◆ Task objective
Write out the entries again exactly as they are given.

[Start of Records for processing]

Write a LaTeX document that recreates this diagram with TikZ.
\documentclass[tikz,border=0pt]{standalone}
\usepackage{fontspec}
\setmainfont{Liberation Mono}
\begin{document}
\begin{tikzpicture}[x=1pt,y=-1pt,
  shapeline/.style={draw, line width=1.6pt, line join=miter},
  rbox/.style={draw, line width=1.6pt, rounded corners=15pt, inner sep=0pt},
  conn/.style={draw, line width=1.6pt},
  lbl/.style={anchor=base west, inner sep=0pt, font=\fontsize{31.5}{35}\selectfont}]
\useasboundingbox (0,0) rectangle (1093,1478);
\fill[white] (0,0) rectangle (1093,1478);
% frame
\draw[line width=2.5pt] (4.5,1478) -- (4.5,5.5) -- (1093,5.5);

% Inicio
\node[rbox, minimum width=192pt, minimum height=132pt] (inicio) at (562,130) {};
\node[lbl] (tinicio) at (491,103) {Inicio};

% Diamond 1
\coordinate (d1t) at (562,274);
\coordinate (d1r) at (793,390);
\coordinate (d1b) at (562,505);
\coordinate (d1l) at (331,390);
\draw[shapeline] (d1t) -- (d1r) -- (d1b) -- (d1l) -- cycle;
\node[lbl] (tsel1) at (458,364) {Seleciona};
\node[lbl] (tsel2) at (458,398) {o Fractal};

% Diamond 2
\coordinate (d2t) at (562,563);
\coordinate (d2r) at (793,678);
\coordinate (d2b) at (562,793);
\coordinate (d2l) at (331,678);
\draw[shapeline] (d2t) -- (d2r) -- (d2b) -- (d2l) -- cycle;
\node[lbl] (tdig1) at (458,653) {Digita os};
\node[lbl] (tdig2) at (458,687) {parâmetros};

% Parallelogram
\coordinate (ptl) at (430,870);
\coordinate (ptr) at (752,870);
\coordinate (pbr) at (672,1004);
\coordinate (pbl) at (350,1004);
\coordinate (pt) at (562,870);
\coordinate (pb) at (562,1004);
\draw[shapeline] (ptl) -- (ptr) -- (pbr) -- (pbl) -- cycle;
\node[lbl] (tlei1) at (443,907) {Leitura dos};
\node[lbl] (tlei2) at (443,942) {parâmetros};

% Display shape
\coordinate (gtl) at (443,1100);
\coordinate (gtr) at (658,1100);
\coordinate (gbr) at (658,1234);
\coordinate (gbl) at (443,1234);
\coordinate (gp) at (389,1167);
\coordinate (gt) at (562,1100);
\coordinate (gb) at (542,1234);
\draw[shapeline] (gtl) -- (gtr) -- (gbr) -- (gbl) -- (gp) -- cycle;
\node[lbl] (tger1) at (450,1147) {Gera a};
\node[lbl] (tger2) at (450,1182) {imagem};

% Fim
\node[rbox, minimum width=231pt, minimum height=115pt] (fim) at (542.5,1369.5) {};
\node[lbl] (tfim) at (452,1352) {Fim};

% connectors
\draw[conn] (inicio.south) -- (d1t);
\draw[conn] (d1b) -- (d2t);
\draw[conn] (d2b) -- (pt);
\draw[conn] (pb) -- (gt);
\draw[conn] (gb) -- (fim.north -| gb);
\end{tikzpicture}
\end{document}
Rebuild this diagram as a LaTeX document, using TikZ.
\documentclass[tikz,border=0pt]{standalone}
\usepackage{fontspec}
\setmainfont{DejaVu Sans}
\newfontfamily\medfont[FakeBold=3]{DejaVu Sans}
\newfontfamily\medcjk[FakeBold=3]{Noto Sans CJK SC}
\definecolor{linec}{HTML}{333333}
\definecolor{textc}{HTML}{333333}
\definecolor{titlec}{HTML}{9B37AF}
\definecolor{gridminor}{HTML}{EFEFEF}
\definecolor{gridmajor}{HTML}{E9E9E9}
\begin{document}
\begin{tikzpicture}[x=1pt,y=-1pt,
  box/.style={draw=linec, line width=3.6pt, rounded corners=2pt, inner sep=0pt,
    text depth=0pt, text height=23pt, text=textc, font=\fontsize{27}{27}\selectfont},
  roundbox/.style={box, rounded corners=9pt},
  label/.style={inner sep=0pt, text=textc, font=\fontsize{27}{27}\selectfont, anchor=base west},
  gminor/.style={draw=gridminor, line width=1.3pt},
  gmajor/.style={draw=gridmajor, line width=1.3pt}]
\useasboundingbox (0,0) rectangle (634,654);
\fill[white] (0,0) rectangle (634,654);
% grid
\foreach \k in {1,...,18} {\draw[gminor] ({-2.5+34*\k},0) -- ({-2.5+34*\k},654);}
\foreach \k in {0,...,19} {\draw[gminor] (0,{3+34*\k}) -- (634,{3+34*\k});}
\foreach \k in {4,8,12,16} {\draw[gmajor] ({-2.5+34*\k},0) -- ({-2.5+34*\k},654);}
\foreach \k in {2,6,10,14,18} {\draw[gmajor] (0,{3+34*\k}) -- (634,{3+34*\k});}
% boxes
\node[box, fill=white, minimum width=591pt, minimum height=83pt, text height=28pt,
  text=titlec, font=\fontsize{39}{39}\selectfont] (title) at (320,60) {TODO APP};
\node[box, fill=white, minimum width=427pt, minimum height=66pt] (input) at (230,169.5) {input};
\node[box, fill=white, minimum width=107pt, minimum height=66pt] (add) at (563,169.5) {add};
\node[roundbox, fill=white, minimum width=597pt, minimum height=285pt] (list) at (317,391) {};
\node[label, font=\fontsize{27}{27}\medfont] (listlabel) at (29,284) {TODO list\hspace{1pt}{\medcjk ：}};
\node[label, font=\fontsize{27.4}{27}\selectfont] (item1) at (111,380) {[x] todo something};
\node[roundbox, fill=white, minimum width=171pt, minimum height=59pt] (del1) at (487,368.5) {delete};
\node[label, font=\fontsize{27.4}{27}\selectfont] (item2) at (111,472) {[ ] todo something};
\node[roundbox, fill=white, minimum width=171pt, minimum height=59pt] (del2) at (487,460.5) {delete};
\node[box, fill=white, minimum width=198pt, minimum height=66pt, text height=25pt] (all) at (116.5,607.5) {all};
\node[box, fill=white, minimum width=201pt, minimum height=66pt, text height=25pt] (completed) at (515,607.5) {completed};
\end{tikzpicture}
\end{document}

[End of Records for processing]

◆ Right answer
Write a LaTeX document that recreates this diagram with TikZ.
\documentclass[tikz,border=0pt]{standalone}
\usepackage{fontspec}
\setmainfont{Liberation Mono}
\begin{document}
\begin{tikzpicture}[x=1pt,y=-1pt,
  shapeline/.style={draw, line width=1.6pt, line join=miter},
  rbox/.style={draw, line width=1.6pt, rounded corners=15pt, inner sep=0pt},
  conn/.style={draw, line width=1.6pt},
  lbl/.style={anchor=base west, inner sep=0pt, font=\fontsize{31.5}{35}\selectfont}]
\useasboundingbox (0,0) rectangle (1093,1478);
\fill[white] (0,0) rectangle (1093,1478);
% frame
\draw[line width=2.5pt] (4.5,1478) -- (4.5,5.5) -- (1093,5.5);

% Inicio
\node[rbox, minimum width=192pt, minimum height=132pt] (inicio) at (562,130) {};
\node[lbl] (tinicio) at (491,103) {Inicio};

% Diamond 1
\coordinate (d1t) at (562,274);
\coordinate (d1r) at (793,390);
\coordinate (d1b) at (562,505);
\coordinate (d1l) at (331,390);
\draw[shapeline] (d1t) -- (d1r) -- (d1b) -- (d1l) -- cycle;
\node[lbl] (tsel1) at (458,364) {Seleciona};
\node[lbl] (tsel2) at (458,398) {o Fractal};

% Diamond 2
\coordinate (d2t) at (562,563);
\coordinate (d2r) at (793,678);
\coordinate (d2b) at (562,793);
\coordinate (d2l) at (331,678);
\draw[shapeline] (d2t) -- (d2r) -- (d2b) -- (d2l) -- cycle;
\node[lbl] (tdig1) at (458,653) {Digita os};
\node[lbl] (tdig2) at (458,687) {parâmetros};

% Parallelogram
\coordinate (ptl) at (430,870);
\coordinate (ptr) at (752,870);
\coordinate (pbr) at (672,1004);
\coordinate (pbl) at (350,1004);
\coordinate (pt) at (562,870);
\coordinate (pb) at (562,1004);
\draw[shapeline] (ptl) -- (ptr) -- (pbr) -- (pbl) -- cycle;
\node[lbl] (tlei1) at (443,907) {Leitura dos};
\node[lbl] (tlei2) at (443,942) {parâmetros};

% Display shape
\coordinate (gtl) at (443,1100);
\coordinate (gtr) at (658,1100);
\coordinate (gbr) at (658,1234);
\coordinate (gbl) at (443,1234);
\coordinate (gp) at (389,1167);
\coordinate (gt) at (562,1100);
\coordinate (gb) at (542,1234);
\draw[shapeline] (gtl) -- (gtr) -- (gbr) -- (gbl) -- (gp) -- cycle;
\node[lbl] (tger1) at (450,1147) {Gera a};
\node[lbl] (tger2) at (450,1182) {imagem};

% Fim
\node[rbox, minimum width=231pt, minimum height=115pt] (fim) at (542.5,1369.5) {};
\node[lbl] (tfim) at (452,1352) {Fim};

% connectors
\draw[conn] (inicio.south) -- (d1t);
\draw[conn] (d1b) -- (d2t);
\draw[conn] (d2b) -- (pt);
\draw[conn] (pb) -- (gt);
\draw[conn] (gb) -- (fim.north -| gb);
\end{tikzpicture}
\end{document}
Rebuild this diagram as a LaTeX document, using TikZ.
\documentclass[tikz,border=0pt]{standalone}
\usepackage{fontspec}
\setmainfont{DejaVu Sans}
\newfontfamily\medfont[FakeBold=3]{DejaVu Sans}
\newfontfamily\medcjk[FakeBold=3]{Noto Sans CJK SC}
\definecolor{linec}{HTML}{333333}
\definecolor{textc}{HTML}{333333}
\definecolor{titlec}{HTML}{9B37AF}
\definecolor{gridminor}{HTML}{EFEFEF}
\definecolor{gridmajor}{HTML}{E9E9E9}
\begin{document}
\begin{tikzpicture}[x=1pt,y=-1pt,
  box/.style={draw=linec, line width=3.6pt, rounded corners=2pt, inner sep=0pt,
    text depth=0pt, text height=23pt, text=textc, font=\fontsize{27}{27}\selectfont},
  roundbox/.style={box, rounded corners=9pt},
  label/.style={inner sep=0pt, text=textc, font=\fontsize{27}{27}\selectfont, anchor=base west},
  gminor/.style={draw=gridminor, line width=1.3pt},
  gmajor/.style={draw=gridmajor, line width=1.3pt}]
\useasboundingbox (0,0) rectangle (634,654);
\fill[white] (0,0) rectangle (634,654);
% grid
\foreach \k in {1,...,18} {\draw[gminor] ({-2.5+34*\k},0) -- ({-2.5+34*\k},654);}
\foreach \k in {0,...,19} {\draw[gminor] (0,{3+34*\k}) -- (634,{3+34*\k});}
\foreach \k in {4,8,12,16} {\draw[gmajor] ({-2.5+34*\k},0) -- ({-2.5+34*\k},654);}
\foreach \k in {2,6,10,14,18} {\draw[gmajor] (0,{3+34*\k}) -- (634,{3+34*\k});}
% boxes
\node[box, fill=white, minimum width=591pt, minimum height=83pt, text height=28pt,
  text=titlec, font=\fontsize{39}{39}\selectfont] (title) at (320,60) {TODO APP};
\node[box, fill=white, minimum width=427pt, minimum height=66pt] (input) at (230,169.5) {input};
\node[box, fill=white, minimum width=107pt, minimum height=66pt] (add) at (563,169.5) {add};
\node[roundbox, fill=white, minimum width=597pt, minimum height=285pt] (list) at (317,391) {};
\node[label, font=\fontsize{27}{27}\medfont] (listlabel) at (29,284) {TODO list\hspace{1pt}{\medcjk ：}};
\node[label, font=\fontsize{27.4}{27}\selectfont] (item1) at (111,380) {[x] todo something};
\node[roundbox, fill=white, minimum width=171pt, minimum height=59pt] (del1) at (487,368.5) {delete};
\node[label, font=\fontsize{27.4}{27}\selectfont] (item2) at (111,472) {[ ] todo something};
\node[roundbox, fill=white, minimum width=171pt, minimum height=59pt] (del2) at (487,460.5) {delete};
\node[box, fill=white, minimum width=198pt, minimum height=66pt, text height=25pt] (all) at (116.5,607.5) {all};
\node[box, fill=white, minimum width=201pt, minimum height=66pt, text height=25pt] (completed) at (515,607.5) {completed};
\end{tikzpicture}
\end{document}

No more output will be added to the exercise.